Le pressioni della comunità internazionale e della Chiesa cattolica all'inizio degli anni '90 costrinsero il governo e l'FMLN ad avviare il processo negoziale che portò alla fine della guerra e alla firma degli accordi di pace di Chapultepec del 1992. Benché monsignor Rivera non abbia partecipato direttamente in qualità di mediatore alla trattativa finale, collaborò come osservatore all'attuazione degli accordi.[10] Negli ultimi anni del suo ministero promosse con forza il processo di canonizzazione del suo predecessore Óscar Romero, che considerava un martire per la Chiesa.[11] Infatti, dal 1983 fino all'accordo di pace del 1992, il vescovo Rivera, insieme al vescovo tedesco di Santo Domingo de los Colorados Emil Stehle fu attivamente coinvolto nella mediazione con l'organizzazione guerrigliera FMLN per porre fine alla guerra civile. Per questo fu candidato per il Premio Nobel per la pace del 1994 insieme al vescovo Stehle.[12]
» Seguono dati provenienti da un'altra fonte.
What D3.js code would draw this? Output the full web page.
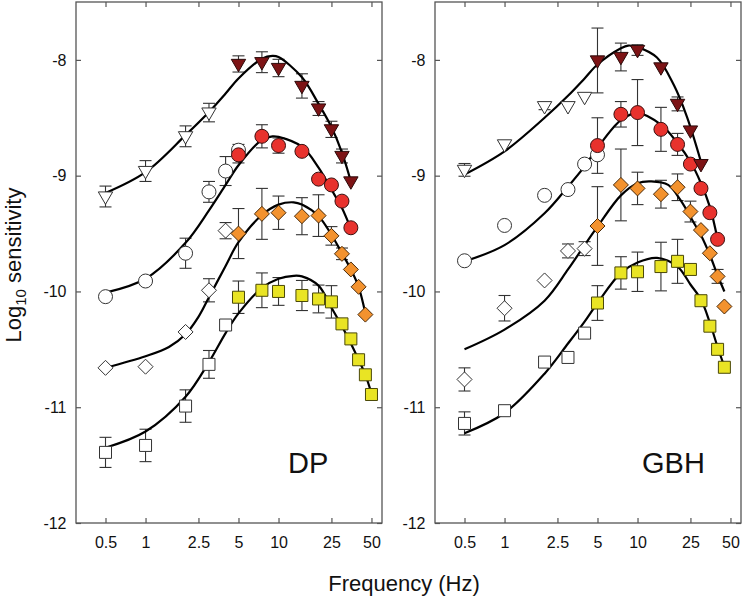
<!DOCTYPE html>
<html>
<head>
<meta charset="utf-8">
<script src="https://cdn.jsdelivr.net/npm/d3@7"></script>
<style>
  html, body { margin: 0; padding: 0; background: #fff; }
  svg { display: block; font-family: "Liberation Sans", Arial, Helvetica, sans-serif; }
</style>
</head>
<body>
<svg id="chart" width="742" height="605"></svg>
<script>
// ---------- tick labels ----------
const freqTicks = [0.5, 1, 2.5, 5, 10, 25, 50];
const logTicks = [-8, -9, -10, -11, -12];
const panelNames = ["DP", "GBH"];

// ---------- DP ----------
const dpTriF = [0.5, 1, 2, 3, 5, 7.5, 10, 15, 20, 25, 30, 35];
const dpTriV = [-9.18, -8.96, -8.66, -8.455, -8.035, -8.02, -8.07, -8.225, -8.42, -8.60, -8.83, -9.05];
const dpTriE = [0.09, 0.09, 0.09, 0.08, 0.07, 0.09, 0.075, 0.105, 0.06, 0.07, 0.06, 0];
const dpTriOpen = 4;
const dpTriFitF = [0.5, 1, 2, 3, 4, 5, 7.5, 9, 10, 15, 20, 25, 30, 35];
const dpTriFitV = [-9.15, -8.97, -8.65, -8.45, -8.29, -8.16, -7.99, -7.965, -7.975, -8.15, -8.38, -8.58, -8.80, -9.05];

const dpCirF = [0.5, 1, 2, 3, 4, 5, 5, 7.5, 10, 15, 20, 25, 30, 35];
const dpCirV = [-10.045, -9.91, -9.67, -9.14, -8.96, -8.78, -8.82, -8.66, -8.74, -8.79, -9.03, -9.08, -9.22, -9.45];
const dpCirE = [0, 0, 0.13, 0.09, 0.125, 0.05, 0.07, 0.1, 0.066, 0, 0, 0, 0, 0];
const dpCirOpen = 6;
const dpCirFitF = [0.5, 1, 2, 3, 4, 5, 7.5, 9, 10, 15, 20, 25, 30, 35];
const dpCirFitV = [-10.01, -9.89, -9.58, -9.30, -9.08, -8.91, -8.69, -8.66, -8.665, -8.75, -8.93, -9.12, -9.28, -9.46];

const dpDiaF = [0.5, 1, 2, 3, 4, 5, 7.5, 10, 15, 20, 25, 30, 35, 40, 45];
const dpDiaV = [-10.66, -10.65, -10.35, -9.99, -9.475, -9.50, -9.33, -9.32, -9.35, -9.345, -9.52, -9.675, -9.81, -9.96, -10.20];
const dpDiaE = [0, 0, 0, 0.1, 0.07, 0.216, 0.22, 0.144, 0.16, 0.18, 0.08, 0.05, 0, 0, 0];
const dpDiaOpen = 5;
const dpDiaFitF = [0.5, 1, 1.5, 2, 2.5, 3, 4, 5, 7.5, 10, 13, 15, 20, 25, 30, 35, 40, 45];
const dpDiaFitV = [-10.66, -10.56, -10.48, -10.37, -10.22, -10.05, -9.78, -9.575, -9.34, -9.25, -9.23, -9.25, -9.35, -9.51, -9.67, -9.81, -9.96, -10.19];

const dpSqrF = [0.5, 1, 2, 3, 4, 5, 7.5, 10, 15, 20, 25, 30, 35, 40, 45, 50];
const dpSqrV = [-11.39, -11.33, -10.99, -10.63, -10.29, -10.05, -9.99, -10.0, -10.035, -10.065, -10.09, -10.28, -10.41, -10.59, -10.72, -10.89];
const dpSqrE = [0.13, 0.14, 0.14, 0.12, 0, 0.14, 0.15, 0.12, 0.13, 0.12, 0.14, 0, 0, 0, 0, 0];
const dpSqrOpen = 5;
const dpSqrFitF = [0.5, 1, 2, 3, 4, 5, 7.5, 10, 13, 15, 20, 25, 30, 35, 40, 45, 50];
const dpSqrFitV = [-11.35, -11.21, -10.91, -10.61, -10.36, -10.19, -9.97, -9.89, -9.865, -9.87, -9.95, -10.14, -10.30, -10.45, -10.59, -10.72, -10.88];

// ---------- GBH ----------
const gbTriF = [0.5, 1, 2, 3, 4, 5, 7.5, 10, 15, 20, 25, 30];
const gbTriV = [-8.95, -8.73, -8.40, -8.40, -8.32, -8.005, -7.975, -7.915, -8.065, -8.38, -8.61, -8.90];
const gbTriE = [0.055, 0, 0.03, 0, 0, 0.28, 0.12, 0.046, 0, 0.06, 0, 0];
const gbTriOpen = 5;
const gbTriFitF = [0.5, 1, 2, 3, 4, 5, 7.5, 8.5, 10, 14, 18.8, 23.5, 30];
const gbTriFitV = [-8.99, -8.79, -8.50, -8.31, -8.16, -8.04, -7.90, -7.876, -7.89, -7.98, -8.22, -8.49, -8.88];

const gbCirF = [0.5, 1, 2, 3, 4, 5, 5, 7.5, 10, 15, 20, 25, 30, 35, 40];
const gbCirV = [-9.735, -9.43, -9.17, -9.12, -8.90, -8.82, -8.74, -8.47, -8.455, -8.60, -8.73, -8.90, -9.11, -9.32, -9.55];
const gbCirE = [0, 0, 0.03, 0, 0, 0, 0.24, 0.11, 0.285, 0.19, 0.095, 0, 0, 0, 0];
const gbCirOpen = 6;
const gbCirFitF = [0.5, 1, 2, 3, 4, 5, 7.5, 10, 15, 20, 25, 30, 35, 40];
const gbCirFitV = [-9.74, -9.60, -9.325, -9.095, -8.92, -8.76, -8.52, -8.46, -8.56, -8.72, -8.88, -9.065, -9.27, -9.55];

const gbDiaF = [0.5, 1, 2, 3, 4, 5, 7.5, 10, 15, 20, 25, 30, 35, 40, 45];
const gbDiaV = [-10.76, -10.145, -9.905, -9.65, -9.63, -9.435, -9.08, -9.11, -9.16, -9.10, -9.31, -9.47, -9.67, -9.87, -10.13];
const gbDiaE = [0.1, 0.11, 0, 0.06, 0.06, 0.34, 0.31, 0.14, 0.12, 0.115, 0.09, 0, 0, 0.06, 0];
const gbDiaOpen = 5;
const gbDiaFitF = [0.5, 1, 2, 3, 4, 5, 7.5, 10, 12.7, 17, 21, 26.3, 30, 35, 40, 45];
const gbDiaFitV = [-10.50, -10.33, -10.08, -9.81, -9.60, -9.44, -9.17, -9.065, -9.05, -9.08, -9.21, -9.40, -9.515, -9.685, -9.86, -10.0];

const gbSqrF = [0.5, 1, 2, 3, 4, 5, 7.5, 10, 15, 20, 25, 30, 35, 40, 45];
const gbSqrV = [-11.14, -11.03, -10.61, -10.57, -10.36, -10.10, -9.84, -9.83, -9.785, -9.74, -9.81, -10.08, -10.30, -10.50, -10.655];
const gbSqrE = [0.1, 0, 0, 0, 0, 0.15, 0.14, 0.17, 0.21, 0.19, 0, 0, 0, 0, 0];
const gbSqrOpen = 5;
const gbSqrFitF = [0.5, 1, 2, 3, 4, 5, 7.5, 10, 14, 20, 25, 30, 35, 40, 45];
const gbSqrFitV = [-11.225, -11.05, -10.71, -10.45, -10.26, -10.10, -9.84, -9.75, -9.71, -9.785, -9.94, -10.07, -10.27, -10.48, -10.65];

// ---------- build ----------
const seriesStyle = {
  tri: { fill: "#7d1315", stroke: "#2b0a0a" },
  cir: { fill: "#e8322d", stroke: "#3a1010" },
  dia: { fill: "#f3922e", stroke: "#4a2a08" },
  sqr: { fill: "#e9e424", stroke: "#4a4808" }
};
function mk(shape, F, V, E, nOpen, fitF, fitV) {
  return {
    shape,
    pts: F.map((f, i) => ({ f, v: V[i], e: E[i], open: i < nOpen })),
    fit: fitF.map((f, i) => ({ f, v: fitV[i] }))
  };
}
const panels = [
  { name: panelNames[0], x0: 76, x1: 382, series: [
    mk("sqr", dpSqrF, dpSqrV, dpSqrE, dpSqrOpen, dpSqrFitF, dpSqrFitV),
    mk("dia", dpDiaF, dpDiaV, dpDiaE, dpDiaOpen, dpDiaFitF, dpDiaFitV),
    mk("cir", dpCirF, dpCirV, dpCirE, dpCirOpen, dpCirFitF, dpCirFitV),
    mk("tri", dpTriF, dpTriV, dpTriE, dpTriOpen, dpTriFitF, dpTriFitV)
  ]},
  { name: panelNames[1], x0: 435, x1: 741, series: [
    mk("sqr", gbSqrF, gbSqrV, gbSqrE, gbSqrOpen, gbSqrFitF, gbSqrFitV),
    mk("dia", gbDiaF, gbDiaV, gbDiaE, gbDiaOpen, gbDiaFitF, gbDiaFitV),
    mk("cir", gbCirF, gbCirV, gbCirE, gbCirOpen, gbCirFitF, gbCirFitV),
    mk("tri", gbTriF, gbTriV, gbTriE, gbTriOpen, gbTriFitF, gbTriFitV)
  ]}
];

const svg = d3.select("#chart");
const yTop = 2, yBot = 523;
const y = d3.scaleLinear().domain([-12, -7.5]).range([yBot, yTop]);
const frameColor = "#555";

function shapePath(shape) {
  if (shape === "cir") return d3.symbol(d3.symbolCircle, Math.PI * 7 * 7)();
  if (shape === "sqr") return "M-6,-6H6V6H-6Z";
  if (shape === "dia") return "M0,-7.5L7.5,0L0,7.5L-7.5,0Z";
  return "M-7.2,-4.6L7.2,-4.6L0,7.8Z"; // downward triangle
}

panels.forEach(p => {
  const x = d3.scaleLog().domain([0.3, 60]).range([p.x0, p.x1]);
  const g = svg.append("g");

  // axes (inward ticks)
  const fmt = d => String(d);
  const bottom = g.append("g").attr("transform", `translate(0,${yBot})`)
    .call(d3.axisBottom(x).tickValues(freqTicks).tickFormat(fmt).tickSize(-5).tickSizeOuter(0).tickPadding(14));
  const top = g.append("g").attr("transform", `translate(0,${yTop})`)
    .call(d3.axisTop(x).tickValues(freqTicks).tickFormat("").tickSize(-5).tickSizeOuter(0));
  const left = g.append("g").attr("transform", `translate(${p.x0},0)`)
    .call(d3.axisLeft(y).tickValues(logTicks).tickFormat(fmt).tickSize(-5).tickSizeOuter(0).tickPadding(9.5));
  const right = g.append("g").attr("transform", `translate(${p.x1},0)`)
    .call(d3.axisRight(y).tickValues(logTicks).tickFormat("").tickSize(-5).tickSizeOuter(0));
  [bottom, top, left, right].forEach(a => {
    a.select(".domain").remove();
    a.selectAll("line").attr("stroke", frameColor).attr("stroke-width", 1.2);
    a.selectAll("text").attr("font-size", 16).attr("fill", "#111")
      .attr("font-family", '"Liberation Sans", Arial, sans-serif');
  });

  g.append("rect")
    .attr("x", p.x0).attr("y", yTop)
    .attr("width", p.x1 - p.x0).attr("height", yBot - yTop)
    .attr("fill", "none").attr("stroke", frameColor).attr("stroke-width", 1.3);

  const line = d3.line().x(d => x(d.f)).y(d => y(d.v)).curve(d3.curveCatmullRom.alpha(0.5));

  // error bars
  p.series.forEach(s => {
    const eb = g.append("g").attr("stroke", "#333").attr("stroke-width", 1.1).attr("fill", "none");
    s.pts.filter(d => d.e > 0).forEach(d => {
      const cx = x(d.f), ya = y(d.v + d.e), yb = y(d.v - d.e);
      eb.append("line").attr("x1", cx).attr("x2", cx).attr("y1", ya).attr("y2", yb);
      eb.append("line").attr("x1", cx - 6).attr("x2", cx + 6).attr("y1", ya).attr("y2", ya);
      eb.append("line").attr("x1", cx - 6).attr("x2", cx + 6).attr("y1", yb).attr("y2", yb);
    });
  });
  // fitted curves
  p.series.forEach(s => {
    g.append("path").datum(s.fit).attr("d", line)
      .attr("fill", "none").attr("stroke", "#000").attr("stroke-width", 2.2);
  });
  // markers
  p.series.forEach(s => {
    const st = seriesStyle[s.shape];
    const path = shapePath(s.shape);
    g.append("g").selectAll("path").data(s.pts).join("path")
      .attr("d", path)
      .attr("transform", d => `translate(${x(d.f)},${y(d.v)})`)
      .attr("fill", d => d.open ? "#fff" : st.fill)
      .attr("stroke", d => d.open ? "#333" : st.stroke)
      .attr("stroke-width", 1);
  });

  // panel label
  g.append("text").attr("x", p.name === "DP" ? 288 : 642).attr("y", 472.5)
    .attr("font-size", 29).attr("fill", "#111").text(p.name);
});

// axis titles
svg.append("text").attr("x", 404).attr("y", 591).attr("text-anchor", "middle")
  .attr("font-size", 22).attr("fill", "#111").text("Frequency (Hz)");

const yl = svg.append("text").attr("transform", "translate(21,265) rotate(-90)")
  .attr("text-anchor", "middle").attr("font-size", 22).attr("fill", "#111");
yl.append("tspan").text("Log");
yl.append("tspan").attr("font-size", 15).attr("dy", 5).text("10");
yl.append("tspan").attr("dy", -5).text(" sensitivity");
</script>
</body>
</html>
Fu presidente del Segretariato episcopale dell'America Centrale e Panama dal 1984 al 1988 e presidente della Conferenza episcopale di El Salvador dal 1992 al 1994.
Morì a San Salvador il 26 novembre 1994 all'età di 71 anni a causa di un infarto. È sepolto nella cattedrale metropolitana del Divino Salvatore del Mondo a San Salvador, accanto alla tomba di monsignor Romero. Nel 1996, durante la sua seconda visita in El Salvador, papa Giovanni Paolo II disse che Rivera "entrò nell'eternità dopo aver visto spuntare all'orizzonte la pace per la quale, accanto agli altri Vescovi del Salvador, aveva lavorato instancabilmente".[13]
Nel 2004 venne inaugurata a San Salvador una piazza chiamata "Monseñor Arturo Rivera y Damas, Artesano de la Paz".[14]